When I was eleven, my friends and I made Gabe Bluestein cry by convincing him that his parents were going to give him a prune cake for his birthday.
I feel that whatever miseries I suffer in my life today are a just punishment for this.
When I was eleven, my friends and I made Gabe Bluestein cry by convincing him that his parents were going to give him a prune cake for his birthday.
I feel that whatever miseries I suffer in my life today are a just punishment for this.
Was there an occasion for the prune cake?

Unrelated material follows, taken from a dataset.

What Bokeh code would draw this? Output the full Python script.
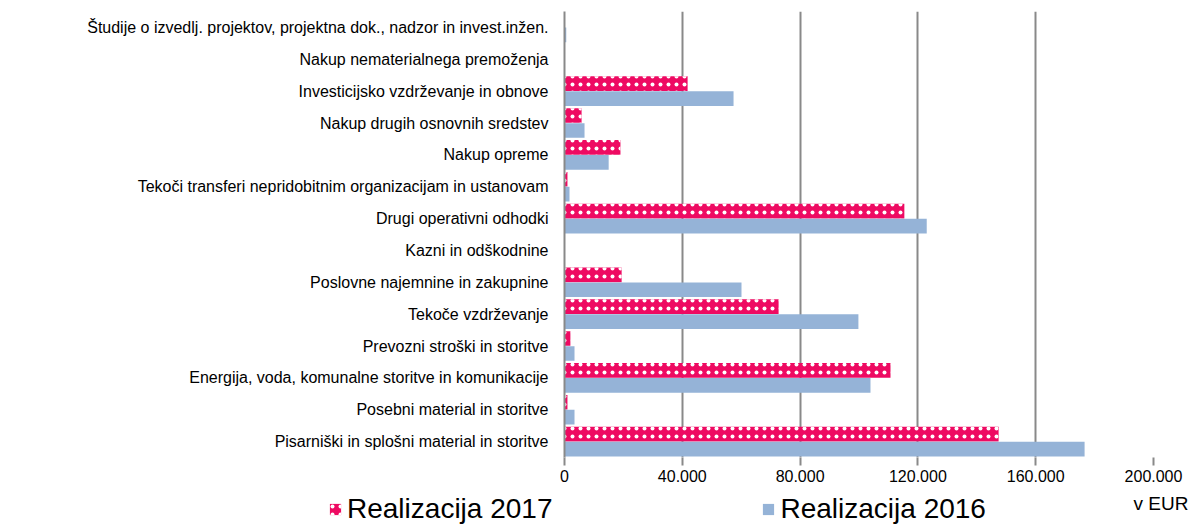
from bokeh.plotting import figure
from bokeh.layouts import column
from bokeh.models import FactorRange, Range1d, FixedTicker, Legend, LegendItem, Label, ColumnDataSource
from bokeh.transform import dodge
from bokeh.embed import file_html
from bokeh.resources import INLINE

categories = [
    "Študije o izvedlj. projektov, projektna dok., nadzor in invest.inžen.",
    "Nakup nematerialnega premoženja",
    "Investicijsko vzdrževanje in obnove",
    "Nakup drugih osnovnih sredstev",
    "Nakup opreme",
    "Tekoči transferi nepridobitnim organizacijam in ustanovam",
    "Drugi operativni odhodki",
    "Kazni in odškodnine",
    "Poslovne najemnine in zakupnine",
    "Tekoče vzdrževanje",
    "Prevozni stroški in storitve",
    "Energija, voda, komunalne storitve in komunikacije",
    "Posebni material in storitve",
    "Pisarniški in splošni material in storitve",
]
real_2017 = [0, 0, 41800, 5800, 19000, 1000, 115400, 0, 19400, 72700, 2000, 110700, 1000, 147400]
real_2016 = [600, 0, 57400, 6800, 15000, 1700, 123000, 0, 60100, 99800, 3400, 103900, 3400, 176600]
ticks = [0, 40000, 80000, 120000, 160000, 200000]
tick_labels = ["0", "40.000", "80.000", "120.000", "160.000", "200.000"]
series_names = ["Realizacija 2017", "Realizacija 2016"]
unit_label = "v EUR"

FONT = "Liberation Sans"
PINK = "#EE0A62"
BLUE = "#95B3D7"
GRID = "#898989"
W = 1201
H_MAIN = 495
H_LEG = 31

src = ColumnDataSource(dict(cat=categories, v17=real_2017, v16=real_2016))

p = figure(
    width=W, height=H_MAIN,
    y_range=FactorRange(factors=list(reversed(categories))),
    x_range=Range1d(0, 200000),
    output_backend="svg", toolbar_location=None,
    min_border_left=564, min_border_right=48, min_border_top=11, min_border_bottom=38,
)
p.frame_align = False
p.outline_line_color = None
p.background_fill_color = "white"

hatch17 = dict(fill_color=PINK, line_color=None, hatch_pattern="dot",
               hatch_color="white", hatch_scale=8, hatch_weight=2)
p.hbar(y=dodge("cat", 0.235, range=p.y_range), right="v17", left=0, height=0.46,
       source=src, **hatch17)
p.hbar(y=dodge("cat", -0.235, range=p.y_range), right="v16", left=0, height=0.46,
       source=src, fill_color=BLUE, line_color=None)

# axes
p.yaxis.axis_line_color = GRID
p.yaxis.axis_line_width = 2
p.yaxis.major_tick_line_color = None
p.yaxis.minor_tick_line_color = None
p.yaxis.major_label_text_font = FONT
p.yaxis.major_label_text_font_size = "16px"
p.yaxis.major_label_text_color = "#000000"
p.yaxis.major_label_standoff = 10

p.xaxis.ticker = FixedTicker(ticks=ticks)
p.xaxis.major_label_overrides = {t: l for t, l in zip(ticks, tick_labels)}
p.xaxis.axis_line_color = None
p.xaxis.major_tick_line_color = GRID
p.xaxis.major_tick_line_width = 2
p.xaxis.major_tick_in = 0
p.xaxis.major_tick_out = 8
p.xaxis.minor_tick_line_color = None
p.xaxis.major_label_text_font = FONT
p.xaxis.major_label_text_font_size = "16px"
p.xaxis.major_label_text_color = "#000000"
p.xaxis.major_label_standoff = 4

p.xgrid.ticker = FixedTicker(ticks=ticks)
p.xgrid.grid_line_color = GRID
p.xgrid.grid_line_width = 2
p.ygrid.grid_line_color = None

# legend strip, full-width frame
q = figure(
    width=W, height=H_LEG, x_range=Range1d(0, 1), y_range=Range1d(0, 1),
    x_axis_type=None, y_axis_type=None,
    output_backend="svg", toolbar_location=None,
    min_border_left=0, min_border_right=0, min_border_top=0, min_border_bottom=0,
)
q.frame_align = False
q.outline_line_color = None
q.border_fill_color = "white"
q.background_fill_color = "white"
# legend-only renderers with zero width (nothing drawn in the strip itself)
l17 = q.hbar(y=[0.5], right=[0], left=0, height=0.1, **hatch17)
l16 = q.hbar(y=[0.5], right=[0], left=0, height=0.1, fill_color=BLUE, line_color=None)

legend = Legend(
    items=[LegendItem(label=series_names[0], renderers=[l17]),
           LegendItem(label=series_names[1], renderers=[l16])],
    orientation="horizontal", location=(328, 1),
    label_text_font=FONT, label_text_font_size="28px", label_text_color="#000000",
    glyph_width=14, glyph_height=14, label_standoff=5, spacing=209,
    border_line_color=None, background_fill_alpha=0, padding=0, margin=0,
)
q.add_layout(legend)

lab = Label(x=1133, y=23, x_units="screen", y_units="screen", text=unit_label,
            text_font=FONT, text_font_size="19px", text_color="#000000",
            text_baseline="middle")
q.add_layout(lab)

layout = column(p, q, spacing=0)
open("out.html", "w").write(file_html(layout, INLINE))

So track down Gabe Bluestein and apoligize. Chances are, he doesn’t even remember the incident anyway.
You say “prune” like it’s a bad thing.
When I was 11, four of us in the neighborhood dug a deep hole, and then covered it with a blanket. We played “follow the leader” with a heavy set girl who simply couldn’t jump over the blanket. The bigger they are, the harder they fall. I’m sorry, pugface. Ok, I feel better now.
Well there was the time my sister made me taste cat urine….I thought it was rainwater….it’s a long complicated story. I’m still traumatized by it…
I agree with Jeff. Prunes are the bomb (can I still say that?). Keeps ya regular.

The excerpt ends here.